Recent research now vindicates the earlier work of S. George Philander on the relationship of El Nino to global warming. Philander originally showed. (Eos: Transactions of the American Geophysical Union (March 31, 1998):Who is El Nino?’)   that exacerbated ocean temperatures were largely tied to heating effects  in El Nino years.

Philander argued that El Nino and its sister cyclic counterpart 'La Nina' are not merely the yin and yangs of a meteorological cycle (La Nina from current forecasts is due to ramp up the end of next year) but actually offshoots of climate change in terms of their expected future behavior. Thus, as more CO2 is pumped into the atmosphere (as indicated by the Keeling curve - which shows CO2 injection has exceeded the absorption capacity of the oceans), El Nino will ramp up leading to blistering hot and dry conditions..

The data records extracted from last year unimpeachably support this hypothesis.
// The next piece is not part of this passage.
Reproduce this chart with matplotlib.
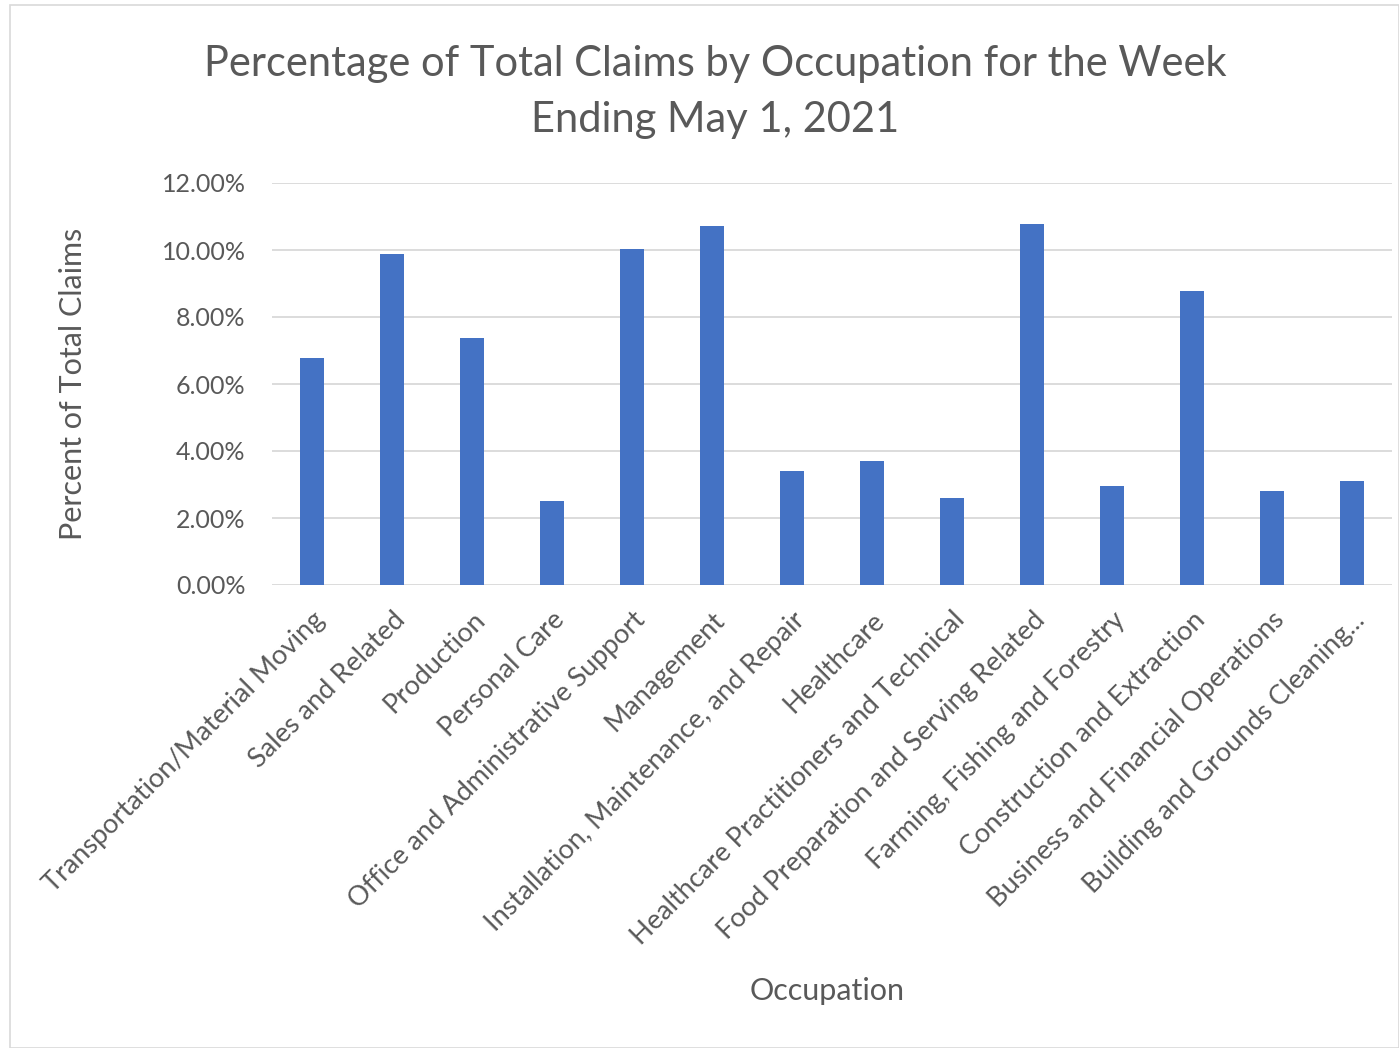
import matplotlib
matplotlib.use("Agg")
import matplotlib.pyplot as plt
from matplotlib.ticker import FuncFormatter
from matplotlib.patches import Rectangle

categories = [
    "Transportation/Material Moving",
    "Sales and Related",
    "Production",
    "Personal Care",
    "Office and Administrative Support",
    "Management",
    "Installation, Maintenance, and Repair",
    "Healthcare",
    "Healthcare Practitioners and Technical",
    "Food Preparation and Serving Related",
    "Farming, Fishing and Forestry",
    "Construction and Extraction",
    "Business and Financial Operations",
    "Building and Grounds Cleaning...",
]
values = [6.79, 9.89, 7.38, 2.52, 10.04, 10.71, 3.41, 3.71, 2.59, 10.79, 2.97, 8.79, 2.82, 3.11]
yticks = [0, 2, 4, 6, 8, 10, 12]

plt.rcParams['font.family'] = ['Lato', 'DejaVu Sans']
text_color = '#595959'

fig = plt.figure(figsize=(13.99, 10.48), dpi=100)
fig.patches.append(Rectangle((10/1399, 0), 1 - 10/1399, 1 - 5/1048, transform=fig.transFigure,
                             fill=False, edgecolor='#D9D9D9', linewidth=1.2))
ax = fig.add_axes([272/1399, 1 - 585/1048, (1392 - 272)/1399, (585 - 183)/1048])

x = list(range(len(categories)))
ax.bar(x, values, width=0.31, color='#4472C4', zorder=3)
ax.set_xlim(-0.5, len(categories) - 0.5)
ax.set_ylim(0, 12)
ax.set_yticks(yticks)
ax.yaxis.set_major_formatter(FuncFormatter(lambda v, p: f"{v:.2f}%"))
ax.grid(axis='y', color='#D9D9D9', linewidth=1.3, zorder=0)
for s in ax.spines.values():
    s.set_visible(False)
ax.tick_params(axis='both', length=0, colors=text_color)
ax.tick_params(axis='y', pad=19, labelsize=18)
ax.set_xticks(x)
ax.set_xticklabels(categories, rotation=45, ha='right', va='top', rotation_mode='anchor',
                   fontsize=19.5, color=text_color)
ax.tick_params(axis='x', pad=16)

fig.text(715/1399, 1 - 92/1048, "Percentage of Total Claims by Occupation for the Week\nEnding May 1, 2021",
         ha='center', va='center', fontsize=30, color=text_color, linespacing=1.55)
fig.text(73/1399, 1 - 384/1048, "Percent of Total Claims", rotation=90, ha='center', va='center',
         fontsize=22, color=text_color)
fig.text(827/1399, 1 - 991/1048, "Occupation", ha='center', va='center', fontsize=22, color=text_color)

fig.savefig("out.png", dpi=100)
For reference, the year 2015 was the warmest year (on average) globally since record keeping began 150 years ago. Almost the entire blame can be placed on the phenomenon of El Nino, as the graph show indicates - giving the year vs. the difference from the multi-year average in degrees Celsius.

Basically, El Nino generates unusually warm Pacific Ocean waters marking the current El Nino event which itself amplifies heating over land. Thus, temperatures spiked around the globe last fall as El Nino led to month after month of record breaking temperatures. Indeed, by December temperatures had reached 3.6F higher than normal. Then, in its early stages El Nino had already spun off environmental havoc including "red tides" - from a certain species of algae, as well as rendering a species of California crab inedible.
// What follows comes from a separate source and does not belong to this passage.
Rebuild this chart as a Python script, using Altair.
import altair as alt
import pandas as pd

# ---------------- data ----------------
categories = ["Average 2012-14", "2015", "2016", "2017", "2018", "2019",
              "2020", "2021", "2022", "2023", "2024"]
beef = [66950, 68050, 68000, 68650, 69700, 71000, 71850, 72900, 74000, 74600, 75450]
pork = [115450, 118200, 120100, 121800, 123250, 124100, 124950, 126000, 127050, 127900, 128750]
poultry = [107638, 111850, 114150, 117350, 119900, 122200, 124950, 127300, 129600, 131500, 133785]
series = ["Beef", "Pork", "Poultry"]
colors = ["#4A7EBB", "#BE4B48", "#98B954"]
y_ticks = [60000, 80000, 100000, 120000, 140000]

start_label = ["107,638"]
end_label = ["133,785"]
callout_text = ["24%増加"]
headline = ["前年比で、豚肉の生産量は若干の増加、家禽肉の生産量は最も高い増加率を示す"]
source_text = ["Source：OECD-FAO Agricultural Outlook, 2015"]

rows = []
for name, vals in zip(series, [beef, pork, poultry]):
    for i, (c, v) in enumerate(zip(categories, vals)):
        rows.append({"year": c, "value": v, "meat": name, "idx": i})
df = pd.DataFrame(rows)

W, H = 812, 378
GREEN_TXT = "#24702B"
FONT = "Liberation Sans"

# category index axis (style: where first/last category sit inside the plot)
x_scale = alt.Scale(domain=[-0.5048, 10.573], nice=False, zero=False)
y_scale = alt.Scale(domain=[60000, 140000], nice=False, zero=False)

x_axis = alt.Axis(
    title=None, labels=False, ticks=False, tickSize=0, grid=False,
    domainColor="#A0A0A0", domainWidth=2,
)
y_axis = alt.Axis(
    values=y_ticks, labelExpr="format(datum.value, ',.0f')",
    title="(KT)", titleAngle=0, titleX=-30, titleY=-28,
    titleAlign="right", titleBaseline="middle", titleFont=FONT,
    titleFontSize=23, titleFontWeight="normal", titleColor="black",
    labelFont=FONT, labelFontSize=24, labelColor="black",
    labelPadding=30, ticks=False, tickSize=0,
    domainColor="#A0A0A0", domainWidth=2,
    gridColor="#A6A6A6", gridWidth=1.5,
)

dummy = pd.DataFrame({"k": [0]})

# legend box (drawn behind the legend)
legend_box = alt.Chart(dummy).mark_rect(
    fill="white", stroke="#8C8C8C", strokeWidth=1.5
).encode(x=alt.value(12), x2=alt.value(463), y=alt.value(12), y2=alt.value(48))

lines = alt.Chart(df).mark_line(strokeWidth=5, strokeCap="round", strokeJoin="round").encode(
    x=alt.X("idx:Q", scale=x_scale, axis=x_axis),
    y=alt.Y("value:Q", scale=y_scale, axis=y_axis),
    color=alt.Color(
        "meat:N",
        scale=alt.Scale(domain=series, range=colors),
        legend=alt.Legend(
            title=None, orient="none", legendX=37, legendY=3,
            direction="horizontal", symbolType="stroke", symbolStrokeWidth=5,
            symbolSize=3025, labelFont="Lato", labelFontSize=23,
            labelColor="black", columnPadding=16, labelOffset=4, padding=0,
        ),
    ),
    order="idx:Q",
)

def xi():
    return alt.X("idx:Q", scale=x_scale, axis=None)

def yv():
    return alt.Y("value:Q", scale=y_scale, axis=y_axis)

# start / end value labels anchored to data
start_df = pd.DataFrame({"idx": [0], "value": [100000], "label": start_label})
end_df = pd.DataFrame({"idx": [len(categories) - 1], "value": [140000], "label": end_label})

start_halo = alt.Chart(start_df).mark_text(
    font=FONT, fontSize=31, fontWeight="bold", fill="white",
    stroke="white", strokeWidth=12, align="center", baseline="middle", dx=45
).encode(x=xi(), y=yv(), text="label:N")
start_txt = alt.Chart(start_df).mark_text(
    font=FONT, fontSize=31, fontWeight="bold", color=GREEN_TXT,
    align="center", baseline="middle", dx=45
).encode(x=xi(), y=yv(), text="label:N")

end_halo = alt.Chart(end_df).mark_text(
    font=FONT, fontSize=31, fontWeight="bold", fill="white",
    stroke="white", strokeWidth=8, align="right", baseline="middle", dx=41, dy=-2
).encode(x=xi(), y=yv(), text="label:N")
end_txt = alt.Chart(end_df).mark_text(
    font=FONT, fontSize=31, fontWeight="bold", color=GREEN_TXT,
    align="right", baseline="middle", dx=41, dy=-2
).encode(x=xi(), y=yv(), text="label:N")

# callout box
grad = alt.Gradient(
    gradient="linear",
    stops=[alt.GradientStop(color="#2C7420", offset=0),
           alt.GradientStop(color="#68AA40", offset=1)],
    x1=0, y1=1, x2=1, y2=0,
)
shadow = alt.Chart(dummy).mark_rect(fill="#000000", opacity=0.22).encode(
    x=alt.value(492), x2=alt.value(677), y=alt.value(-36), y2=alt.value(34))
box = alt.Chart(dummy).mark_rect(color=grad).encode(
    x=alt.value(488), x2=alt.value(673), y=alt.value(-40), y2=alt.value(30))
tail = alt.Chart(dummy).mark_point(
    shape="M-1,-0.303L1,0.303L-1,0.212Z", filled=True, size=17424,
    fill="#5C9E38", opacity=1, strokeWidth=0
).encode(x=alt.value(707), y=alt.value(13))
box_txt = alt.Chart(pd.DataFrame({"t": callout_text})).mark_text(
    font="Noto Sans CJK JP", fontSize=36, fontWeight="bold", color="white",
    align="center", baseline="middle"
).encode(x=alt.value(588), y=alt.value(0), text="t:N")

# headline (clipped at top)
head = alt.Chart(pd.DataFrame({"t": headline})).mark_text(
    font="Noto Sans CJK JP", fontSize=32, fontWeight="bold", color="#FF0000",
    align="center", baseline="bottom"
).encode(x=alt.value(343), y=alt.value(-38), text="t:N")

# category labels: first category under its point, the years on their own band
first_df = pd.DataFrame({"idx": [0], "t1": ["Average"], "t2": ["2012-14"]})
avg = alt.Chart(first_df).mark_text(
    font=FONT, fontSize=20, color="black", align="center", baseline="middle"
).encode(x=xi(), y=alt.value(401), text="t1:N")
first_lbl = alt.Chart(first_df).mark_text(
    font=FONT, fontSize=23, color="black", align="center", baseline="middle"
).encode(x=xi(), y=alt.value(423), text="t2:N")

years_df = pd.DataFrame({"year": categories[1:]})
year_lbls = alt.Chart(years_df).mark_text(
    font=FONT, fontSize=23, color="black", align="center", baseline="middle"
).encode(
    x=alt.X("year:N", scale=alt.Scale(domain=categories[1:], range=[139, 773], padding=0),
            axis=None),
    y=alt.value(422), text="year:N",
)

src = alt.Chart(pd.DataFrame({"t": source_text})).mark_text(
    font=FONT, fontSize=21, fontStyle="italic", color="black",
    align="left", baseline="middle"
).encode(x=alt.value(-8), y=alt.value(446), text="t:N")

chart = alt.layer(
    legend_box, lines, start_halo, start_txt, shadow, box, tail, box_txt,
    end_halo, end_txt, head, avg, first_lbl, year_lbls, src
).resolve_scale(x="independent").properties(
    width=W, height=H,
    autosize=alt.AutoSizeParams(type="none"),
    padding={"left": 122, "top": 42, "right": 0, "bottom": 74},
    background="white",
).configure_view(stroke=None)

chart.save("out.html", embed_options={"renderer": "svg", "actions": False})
Subsequently, drought was triggered in many parts of the world - including in India - where over 300 million have been affected. Schools had to be been shut down in the eastern state of Orissa and more than 100 deaths from heatstroke have been reported from across the country. These include the states of Telangana and Andhra Pradesh which saw over 2,000 heat deaths last summer.  The Indian government has reported nearly 256 districts affected across India, home to nearly a fourth of the country's population.

Meanwhile, in Papua, New Guinea, drought has driven brushfires affecting millions while in Bolivia over a million animals (sheep, llamas) perished as pastureland dried out. And we have already observed the horrific scenes out of Ft. McMurray, Alberta with a monster fire dubbed "the Beast" - spawned by a combination of hot temperatures and brutally dry conditions.
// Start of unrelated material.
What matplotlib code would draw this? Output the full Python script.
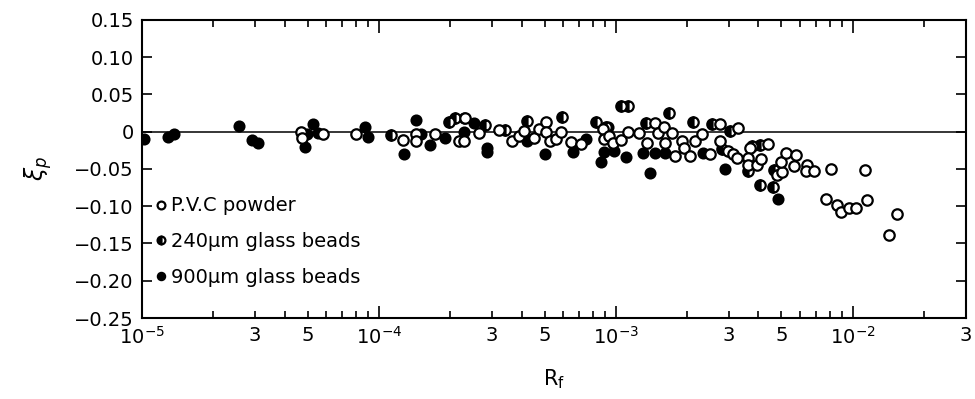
import matplotlib
matplotlib.use("Agg")
import matplotlib.pyplot as plt
from matplotlib.ticker import FixedLocator, FixedFormatter

# P.V.C powder (open circles)
pvc_r = [4.67e-5, 4.72e-5, 5.83e-5, 8.01e-5, 1.26e-4, 1.43e-4, 1.43e-4, 1.72e-4,
         2.18e-4, 2.31e-4, 2.29e-4, 2.65e-4, 3.21e-4, 3.64e-4, 3.89e-4, 4.08e-4,
         4.50e-4, 4.72e-4, 5.09e-4, 5.09e-4, 5.25e-4, 5.61e-4, 5.89e-4, 6.48e-4,
         7.14e-4, 8.83e-4, 8.91e-4, 9.35e-4, 9.71e-4, 1.05e-3, 1.13e-3, 1.25e-3,
         1.36e-3, 1.47e-3, 1.50e-3, 1.59e-3, 1.62e-3, 1.73e-3, 1.78e-3, 1.91e-3,
         1.93e-3, 2.06e-3, 2.16e-3, 2.31e-3, 2.75e-3, 2.50e-3, 2.75e-3, 3.27e-3,
         2.97e-3, 3.12e-3, 3.67e-3, 3.24e-3, 3.60e-3, 3.60e-3, 4.37e-3, 3.96e-3,
         4.08e-3, 4.81e-3, 5.05e-3, 5.00e-3, 5.25e-3, 5.78e-3, 5.66e-3, 6.42e-3,
         6.36e-3, 6.87e-3, 8.09e-3, 1.13e-2, 7.71e-3, 8.57e-3, 8.91e-3, 9.62e-3,
         1.03e-2, 1.15e-2, 1.53e-2, 1.42e-2]
pvc_e = [-0.001, -0.008, -0.003, -0.0035, -0.011, -0.003, -0.012, -0.0035,
         -0.013, 0.019, -0.012, -0.0015, 0.002, -0.013, -0.006, 0.0005,
         -0.009, 0.004, 0.0135, 0.0, -0.012, -0.0095, 0.0, -0.014,
         -0.0165, 0.003, -0.010, -0.006, -0.0145, -0.0105, 0.0, -0.0015,
         -0.015, 0.012, -0.0015, 0.006, -0.015, -0.002, -0.032, -0.012,
         -0.022, -0.032, -0.012, -0.0025, 0.011, -0.030, -0.012, 0.005,
         -0.026, -0.030, -0.022, -0.035, -0.035, -0.044, -0.017, -0.044,
         -0.037, -0.058, -0.054, -0.040, -0.029, -0.031, -0.046, -0.045,
         -0.053, -0.053, -0.050, -0.052, -0.090, -0.099, -0.108, -0.103,
         -0.102, -0.092, -0.110, -0.138]

# 240 um glass beads (half filled circles)
g240_r = [1.12e-4, 1.98e-4, 2.10e-4, 2.80e-4, 3.40e-4, 4.20e-4, 5.94e-4, 8.24e-4,
          9.08e-4, 1.05e-3, 1.13e-3, 1.67e-3, 1.34e-3, 2.12e-3, 2.54e-3, 2.80e-3,
          3.03e-3, 3.60e-3, 3.74e-3, 4.04e-3, 4.67e-3, 4.04e-3, 4.62e-3]
g240_e = [-0.004, 0.0125, 0.019, 0.009, 0.002, 0.014, 0.020, 0.013,
          0.007, 0.034, 0.034, 0.025, 0.012, 0.0125, 0.011, -0.023,
          0.001, -0.053, -0.0195, -0.018, -0.051, -0.072, -0.074]

# 900 um glass beads (filled circles)
g900_r = [1.02e-5, 1.29e-5, 1.37e-5, 2.57e-5, 2.91e-5, 3.09e-5, 4.86e-5, 4.95e-5,
          5.29e-5, 5.56e-5, 8.74e-5, 9.0e-5, 1.28e-4, 1.43e-4, 1.50e-4, 1.65e-4,
          1.91e-4, 2.29e-4, 2.29e-4, 2.52e-4, 2.86e-4, 2.86e-4, 4.20e-4, 5.00e-4,
          6.61e-4, 7.48e-4, 8.65e-4, 9.27e-4, 8.91e-4, 9.81e-4, 1.10e-3, 1.30e-3,
          1.40e-3, 1.47e-3, 1.62e-3, 2.33e-3, 2.89e-3, 4.85e-3]
g900_e = [-0.0095, -0.007, -0.003, 0.008, -0.011, -0.015, -0.020, -0.003,
          0.011, -0.002, 0.007, -0.0065, -0.030, 0.016, -0.003, -0.018,
          -0.008, 0.019, -0.001, 0.012, -0.022, -0.027, -0.013, -0.030,
          -0.027, -0.010, -0.040, 0.007, -0.027, -0.026, -0.034, -0.028,
          -0.056, -0.029, -0.029, -0.028, -0.050, -0.090]

# axis ticks
y_ticks = [0.15, 0.10, 0.05, 0, -0.05, -0.10, -0.15, -0.20, -0.25]
y_labels = ['0.15', '0.10', '0.05', '0', '\u22120.05', '\u22120.10',
            '\u22120.15', '\u22120.20', '\u22120.25']
x_major = [1e-5, 1e-4, 1e-3, 1e-2]
x_major_labels = ['$10^{-5}$', '$10^{-4}$', '$10^{-3}$', '$10^{-2}$']
x_minor = [m * d for d in [1e-5, 1e-4, 1e-3] for m in range(2, 10)] + [2e-2, 3e-2]
x_minor_labels = ['', '3', '', '5', '', '', '', '',
                  '', '3', '', '5', '', '', '', '',
                  '', '3', '', '5', '', '', '', '',
                  '', '3']

fig = plt.figure(figsize=(9.75, 3.99), dpi=100)
ax = fig.add_axes([0.1456, 0.203, 0.845, 0.747])

ax.axhline(0, color='black', lw=1.1, zorder=1)

ax.plot(g900_r, g900_e, 'o', ms=7.5, mfc='black', mec='black', mew=1.2,
        ls='none', label='900\u03bcm glass beads', zorder=3)
ax.plot(g240_r, g240_e, 'o', ms=7.5, fillstyle='left', mfc='black',
        mfcalt='white', mec='black', mew=1.6, ls='none',
        label='240\u03bcm glass beads', zorder=4)
ax.plot(pvc_r, pvc_e, 'o', ms=7.5, mfc='white', mec='black', mew=1.6,
        ls='none', label='P.V.C powder', zorder=5)

ax.set_xscale('log')
ax.set_xlim(1e-5, 3e-2)
ax.set_ylim(-0.25, 0.15)

ax.xaxis.set_major_locator(FixedLocator(x_major))
ax.xaxis.set_major_formatter(FixedFormatter(x_major_labels))
ax.xaxis.set_minor_locator(FixedLocator(x_minor))
ax.xaxis.set_minor_formatter(FixedFormatter(x_minor_labels))
ax.set_yticks(y_ticks)
ax.set_yticklabels(y_labels)

ax.tick_params(axis='both', which='both', direction='in', top=True, right=True,
               labelsize=14, width=1.2)
ax.tick_params(axis='x', which='major', length=9, pad=6)
ax.tick_params(axis='x', which='minor', length=5, pad=6)
ax.tick_params(axis='y', length=7, pad=6)
for s in ax.spines.values():
    s.set_linewidth(1.5)

ax.set_xlabel('R$_\\mathrm{f}$', fontsize=15, labelpad=14)
ax.set_ylabel('$\\xi_p$', fontsize=17, labelpad=14)

h, l = ax.get_legend_handles_labels()
ax.legend(h[::-1], l[::-1], loc='lower left', bbox_to_anchor=(0.0, 0.06),
          frameon=False, fontsize=14, handlelength=0.6, handletextpad=0.2,
          labelspacing=0.85, borderaxespad=0.3, markerscale=0.75)

fig.savefig('out.png', dpi=100)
For a further reality check, global temperatures this past February were 2.2 F above the 20th century average making it the most anomalously hot month on record - with man-made global warming playing a lasting role in the recent heat - including the heat wave in India that has gone over a week with temperatures reaching 104 F. 

Based on a new paper in the journal Nature Climate Change the contribution of greenhouse gases (the human component) arising from the burning of fossil fuels, has increased from 15 percent at the beginning of the 20th century to more than 70 percent after 1970 - and continuing to the present day. In addition to increased greenhouse gas concentrations, including from methane, we have to factor in the influence of El Nino - not only in spawning monster heat waves but prolonged droughts leading to catastrophes like the Ft McMurray catastrophe.